O burro doméstico que existe pelo mundo, e portanto em Portugal, não é uma espécie diferente mas o resultado da selecção feita pelo homem ao longo dos anos a partir do burro-selvagem-africano. Á semelhança, por exemplo, do cão doméstico que teve a sua origem no lobo. Imagine que alguém quer abrir um canil para cães abandonados e afirma que assim vai salvar o lobo da extinção. Parece estranho, mas é exactamente o que este projecto apregoa pode fazer com os burros.

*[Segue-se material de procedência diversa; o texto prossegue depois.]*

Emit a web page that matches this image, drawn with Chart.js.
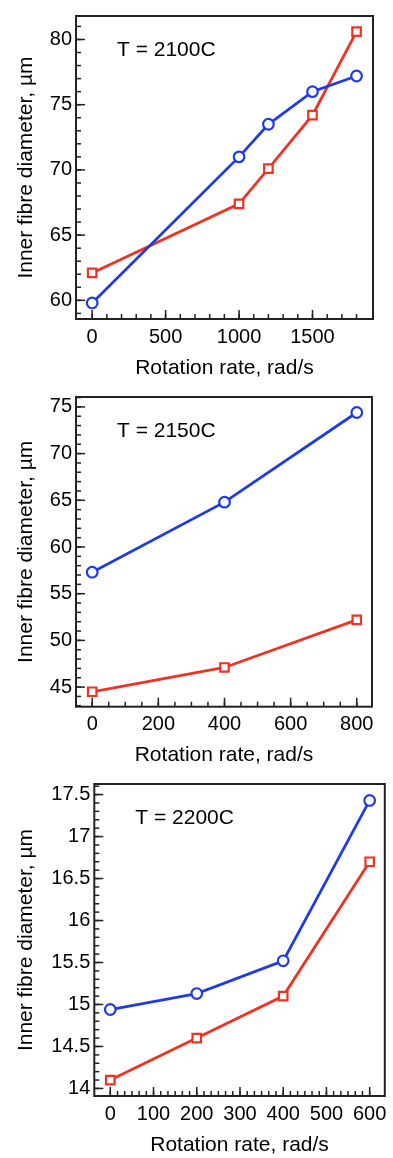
<!DOCTYPE html>
<html lang="en">
<head>
  <meta charset="UTF-8">
  <title>Inner fibre diameter vs rotation rate</title>
  <script src="https://cdn.jsdelivr.net/npm/chart.js"></script>
  <style>
    body { margin: 0; background: #fff; }
    canvas { display: block; }
  </style>
</head>
<body>
  <canvas id="chart2100" width="393" height="381"></canvas>
  <canvas id="chart2150" width="393" height="387"></canvas>
  <canvas id="chart2200" width="393" height="390"></canvas>

  <script>
    // T = 2100C
    const rate2100 = [0, 1000, 1200, 1500, 1800];
    const blue2100 = [59.8, 71.0, 73.5, 76.0, 77.2];
    const red2100 = [62.1, 67.4, 70.1, 74.2, 80.6];
    const xTicks2100 = [0, 500, 1000, 1500];
    const yTicks2100 = [60, 65, 70, 75, 80];

    // T = 2150C
    const rate2150 = [0, 400, 800];
    const blue2150 = [57.3, 64.8, 74.4];
    const red2150 = [44.5, 47.1, 52.2];
    const xTicks2150 = [0, 200, 400, 600, 800];
    const yTicks2150 = [45, 50, 55, 60, 65, 70, 75];

    // T = 2200C
    const rate2200 = [0, 200, 400, 600];
    const blue2200 = [14.94, 15.13, 15.52, 17.43];
    const red2200 = [14.1, 14.6, 15.1, 16.7];
    const xTicks2200 = [0, 100, 200, 300, 400, 500, 600];
    const yTicks2200 = [14, 14.5, 15, 15.5, 16, 16.5, 17, 17.5];

    const BLUE = '#1f3be6';
    const RED = '#ee3322';
    const INK = '#000';
    const FONT = '"Liberation Sans", Arial, Helvetica, sans-serif';

    // box around the plot area + inward ticks on left and bottom, + the T label
    const framePlugin = {
      id: 'frame',
      beforeDatasetsDraw(chart, args, opts) {
        const { ctx, chartArea: a, scales } = chart;
        ctx.save();
        ctx.strokeStyle = '#222';
        ctx.lineWidth = 1.5;
        const tick = (v, len, axis) => {
          ctx.beginPath();
          if (axis === 'x') {
            const px = scales.x.getPixelForValue(v);
            ctx.moveTo(px, a.bottom);
            ctx.lineTo(px, a.bottom - len);
          } else {
            const py = scales.y.getPixelForValue(v);
            ctx.moveTo(a.left, py);
            ctx.lineTo(a.left + len, py);
          }
          ctx.stroke();
        };
        for (let v = opts.minorX[0]; v <= opts.minorX[1] + 1e-9; v += opts.minorX[2]) tick(v, 5, 'x');
        for (let v = opts.minorY[0]; v <= opts.minorY[1] + 1e-9; v += opts.minorY[2]) tick(v, 5, 'y');
        scales.x.ticks.forEach(t => tick(t.value, 9, 'x'));
        scales.y.ticks.forEach(t => tick(t.value, 9, 'y'));

        ctx.lineWidth = 2;
        ctx.strokeRect(a.left, a.top, a.right - a.left, a.bottom - a.top);

        ctx.fillStyle = INK;
        ctx.font = '21px ' + FONT;
        ctx.textBaseline = 'middle';
        ctx.textAlign = 'left';
        ctx.fillText(opts.label, a.left + 41, a.top + 34);
        ctx.restore();
      }
    };

    function makeChart(id, rates, blue, red, xTicks, yTicks, s) {
      const ctx = document.getElementById(id).getContext('2d');
      return new Chart(ctx, {
        type: 'line',
        data: {
          datasets: [{
            data: rates.map((r, i) => ({ x: r, y: blue[i] })),
            borderColor: BLUE,
            borderWidth: 2.8,
            pointStyle: 'circle',
            pointRadius: 5.3,
            pointBorderWidth: 2.2,
            pointBackgroundColor: '#fff',
            pointBorderColor: BLUE
          }, {
            data: rates.map((r, i) => ({ x: r, y: red[i] })),
            borderColor: RED,
            borderWidth: 2.8,
            pointStyle: 'rect',
            pointRadius: 6,
            pointBorderWidth: 2.2,
            pointBackgroundColor: '#fff',
            pointBorderColor: RED
          }]
        },
        options: {
          responsive: false,
          animation: false,
          devicePixelRatio: 1,
          layout: { padding: { top: s.top, right: s.right, left: 0, bottom: 0 } },
          plugins: {
            legend: { display: false },
            tooltip: { enabled: false },
            frame: { label: s.label, minorX: s.minorX, minorY: s.minorY }
          },
          scales: {
            x: {
              type: 'linear',
              min: s.xMin,
              max: s.xMax,
              afterBuildTicks: sc => { sc.ticks = xTicks.map(v => ({ value: v })); },
              afterFit: sc => { sc.height = s.xHeight; },
              grid: { display: false, drawTicks: false },
              border: { display: false },
              ticks: { padding: 6, color: INK, font: { family: FONT, size: 20 }, callback: v => v, maxRotation: 0, autoSkip: false },
              title: { display: true, text: 'Rotation rate, rad/s', color: INK, font: { family: FONT, size: 21 }, padding: 0 }
            },
            y: {
              type: 'linear',
              min: s.yMin,
              max: s.yMax,
              afterBuildTicks: sc => { sc.ticks = yTicks.map(v => ({ value: v })); },
              afterFit: sc => { sc.width = s.yWidth; },
              grid: { display: false, drawTicks: false },
              border: { display: false },
              ticks: { padding: 4, color: INK, font: { family: FONT, size: 20 }, callback: v => v, autoSkip: false },
              title: { display: true, text: 'Inner fibre diameter, \u00b5m', color: INK, font: { family: FONT, size: 21 }, padding: { top: 14, bottom: 0 } }
            }
          }
        },
        plugins: [framePlugin]
      });
    }

    makeChart('chart2100', rate2100, blue2100, red2100, xTicks2100, yTicks2100, {
      label: 'T = 2100C', top: 5, right: 20, xHeight: 62, yWidth: 76,
      xMin: -110, xMax: 1912, yMin: 58.57, yMax: 81.8,
      minorX: [0, 1800, 100], minorY: [59, 81, 1]
    });
    makeChart('chart2150', rate2150, blue2150, red2150, xTicks2150, yTicks2150, {
      label: 'T = 2150C', top: 12.3, right: 21, xHeight: 61.3, yWidth: 76,
      xMin: -49, xMax: 846, yMin: 42.9, yMax: 76.06,
      minorX: [0, 800, 50], minorY: [43, 76, 1]
    });
    makeChart('chart2200', rate2200, blue2200, red2200, xTicks2200, yTicks2200, {
      label: 'T = 2200C', top: 14.7, right: 3, xHeight: 62, yWidth: 94.3,
      xMin: -37, xMax: 635, yMin: 13.91, yMax: 17.626,
      minorX: [0, 600, 100 / 6], minorY: [14, 17.6, 0.1]
    });
  </script>
</body>
</html>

Os animais domésticos são o resultado da nossa selecção feita a partir de espécies selvagens e podem sempre ser recriadas se mantivermos as espécies selvagens que lhes deram origem. É bom que não se confunda a fonte com o jarro. Se todos os burros domésticos desaparecessem amanhã poderíamos recriá-los a partir dos seus familiares selvagens. Logo o número de burros doméstico em Portugal não é seguramente um problema de conservação da natureza. É verdade que o número de burros em Portugal está a descer e que em 2002 até foi reconhecida uma raça de burro nativa de Portugal: o burro-mirandês, que conta com cerca de mil efectivos. Mas não se misture as águas. Mais uma vez usando o exemplo do cão e do lobo isto apenas querer dizer que há nos burros o equivalente a um perdigueiro ou cão d’àgua português, e nada tem a ver com o lobo, a espécie que deu origem a todas as raças de cão doméstico.
Este projecto é sem dúvida um esforço meritório que não precisa destas invenções para merecer o nosso apoio. A César o que é de César, aos burros o que é dos burros.